Under Pottinger, the game was streamlined. The economy was changed to a two-resource system that didn't involve individual gatherer units; freestyle base-building was pared down to a preset building system; and a Select All option was added so that players could instantly control their entire force. Difficulties remained, though. Halo Wars was now a console game, an RTS and the next entry in Microsoft's biggest game series. But which was it first? "We had a lot of internal debate, really right up until the end, about the priority of those things," Pottinger remembers. "In my view, it was: Halo, console, RTS. Once you decide to make a Halo game, you have to deliver a Halo game." 

No wonder, then, that the Spartans were put front and centre, given the ability to hijack Covenant vehicles, and made an essential part of the UNSC roster. In some ways, though, this was anathema to Ensemble's RTS principles, limiting players' strategic options by encouraging them to rely on a specific unit. But finding a balance between compelling and console-friendly design was always the challenge. "We had to pull back on some depth, and, honestly, we pulled back too much," Pottinger says. "Then we ran out of time to put the right amount of depth in. I think about Halo Wars as a lot of missed opportunities." 

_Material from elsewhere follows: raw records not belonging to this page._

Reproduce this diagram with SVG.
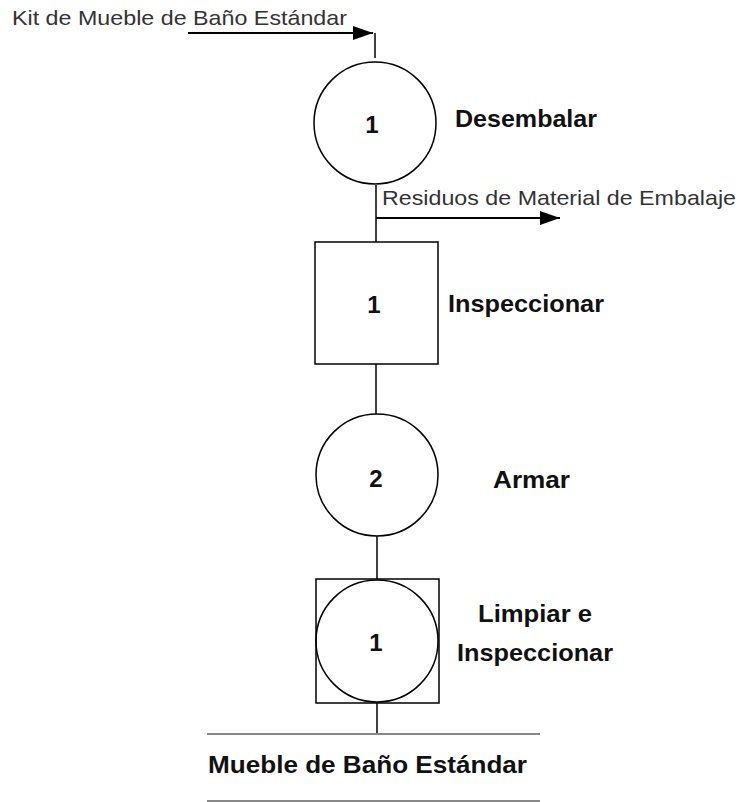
<svg xmlns="http://www.w3.org/2000/svg" width="739" height="802" viewBox="0 0 739 802">
<style>
.s{fill:none;stroke:#000;stroke-width:1.5}
.g{fill:none;stroke:#888;stroke-width:2}
.r{font-family:"Liberation Sans",Arial,sans-serif;font-size:21px;fill:#333}
.b{font-family:"Liberation Sans",Arial,sans-serif;font-size:24px;font-weight:bold;fill:#111}
.n{font-family:"Liberation Sans",Arial,sans-serif;font-size:24px;font-weight:bold;fill:#111;text-anchor:middle}
</style>
<defs>
<marker id="ah" markerWidth="20" markerHeight="14" refX="20" refY="7" orient="auto" markerUnits="userSpaceOnUse">
<path d="M0,0 L20,7 L0,14 Z" fill="#000"/>
</marker>
</defs>
<rect width="739" height="802" fill="#fff"/>
<g id="connectors">
<path class="s" d="M188,33 H373" marker-end="url(#ah)" style="stroke-width:2"/>
<path class="s" d="M375,33 V58"/>
<path class="s" d="M376,185 V242"/>
<path class="s" d="M376,218 H560" marker-end="url(#ah)" style="stroke-width:2"/>
<path class="s" d="M376,364 V414"/>
<path class="s" d="M377,536 V579"/>
<path class="s" d="M377,703 V734"/>
</g>
<g id="input-label">
<text class="r" x="12" y="25" textLength="335" lengthAdjust="spacingAndGlyphs">Kit de Mueble de Baño Estándar</text>
</g>
<g id="op1">
<circle class="s" cx="375" cy="123" r="61"/>
<text class="n" x="372" y="133">1</text>
<text class="b" x="455" y="127" textLength="142" lengthAdjust="spacingAndGlyphs">Desembalar</text>
</g>
<g id="waste-label">
<text class="r" x="382" y="205" textLength="354" lengthAdjust="spacingAndGlyphs">Residuos de Material de Embalaje</text>
</g>
<g id="insp1">
<rect class="s" x="315" y="242" width="123" height="122"/>
<text class="n" x="374" y="313">1</text>
<text class="b" x="448" y="312" textLength="156" lengthAdjust="spacingAndGlyphs">Inspeccionar</text>
</g>
<g id="op2">
<circle class="s" cx="377" cy="475" r="61"/>
<text class="n" x="376" y="487">2</text>
<text class="b" x="493" y="488" textLength="77" lengthAdjust="spacingAndGlyphs">Armar</text>
</g>
<g id="combined1">
<rect class="s" x="316" y="579" width="123" height="124"/>
<circle class="s" cx="377" cy="641" r="61"/>
<text class="n" x="376" y="651">1</text>
<text class="b" x="478" y="622" textLength="114" lengthAdjust="spacingAndGlyphs">Limpiar e</text>
<text class="b" x="457" y="661" textLength="156" lengthAdjust="spacingAndGlyphs">Inspeccionar</text>
</g>
<g id="output">
<line class="g" x1="207" y1="734" x2="540" y2="734"/>
<text class="b" x="208" y="773" textLength="319" lengthAdjust="spacingAndGlyphs">Mueble de Baño Estándar</text>
<line class="g" x1="207" y1="801" x2="540" y2="801"/>
</g>
</svg>
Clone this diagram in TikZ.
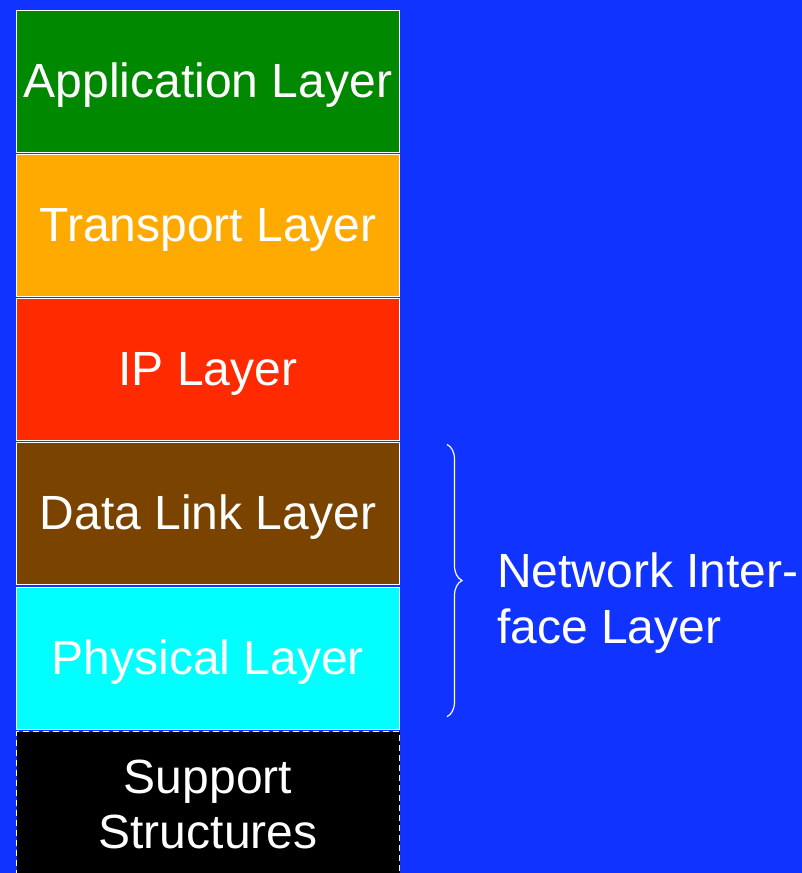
\documentclass[tikz,border=0pt]{standalone}
\usepackage{fontspec}
\setmainfont{Liberation Sans}
\usetikzlibrary{
  decorations.pathreplacing,
  positioning
}
\definecolor{bgblue}{RGB}{17,51,255}
\definecolor{appgreen}{RGB}{0,136,0}
\definecolor{transorange}{RGB}{255,170,0}
\definecolor{ipred}{RGB}{255,42,0}
\definecolor{linkbrown}{RGB}{122,68,0}
\definecolor{physcyan}{RGB}{0,255,255}
\tikzset{
  x = 1pt,
  y = 1pt,
  node distance = 1.3pt,
  layer/.style = {draw = white, line width = 1pt, minimum width = 383pt,
    minimum height = 142pt, text = white, align = center,
    font = \fontsize{48}{55}\selectfont},
  oneline/.style = {text height = 40pt, text depth = 8pt},
  every node/.style = {text = white},
}

\begin{document}
\begin{tikzpicture}
  \fill[bgblue] (0,0) rectangle (802,-873);
  \useasboundingbox (0,0) rectangle (802,-873);
  \node[layer, oneline, fill=appgreen, anchor=north] (app) at (208,-9.5) {Application Layer};
  \node[layer, oneline, fill=transorange, below=of app] (trans) {Transport Layer};
  \node[layer, oneline, fill=ipred, below=of trans] (ip) {IP Layer};
  \node[layer, oneline, fill=linkbrown, below=of ip] (link) {Data Link Layer};
  \node[layer, oneline, fill=physcyan, below=of link] (phys) {Physical Layer};
  \node[layer, fill=black, line width=1.4pt, dash pattern=on 6pt off 4pt,
        minimum height=146pt, below=of phys] (support) {Support\\Structures};
  \coordinate (bracetop) at ([xshift=47pt, yshift=-2pt]link.north east);
  \coordinate (bracebot) at ([xshift=47pt, yshift=13pt]phys.south east);
  \draw[white, line width=1.2pt, decorate, decoration={brace, amplitude=15pt}]
      (bracetop) -- (bracebot);
  \node[anchor=base west, align=left, inner sep=0pt,
        font=\fontsize{48}{56}\selectfont] (netif) at (497,-643) {Network Inter-\\face Layer};
\end{tikzpicture}
\end{document}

Yet when the game finally launched, those missed opportunities weren't as clear to players as its makers. Halo Wars was popular enough to get a sequel – albeit not within the same studio. With the MMO project cancelled several months earlier, Microsoft announced ahead of Halo Wars' release that this would be the studio's final game. Ensemble, then, spent its last days working in the very genre its leadership had once been desperate to escape. It made sure, at least, to go out with a bang. "A lot of people thought about Halo Wars not necessarily just as a footnote to Microsoft," Devine says, "but as what Ensemble can do when we're at our best. And it was Ensemble at its best."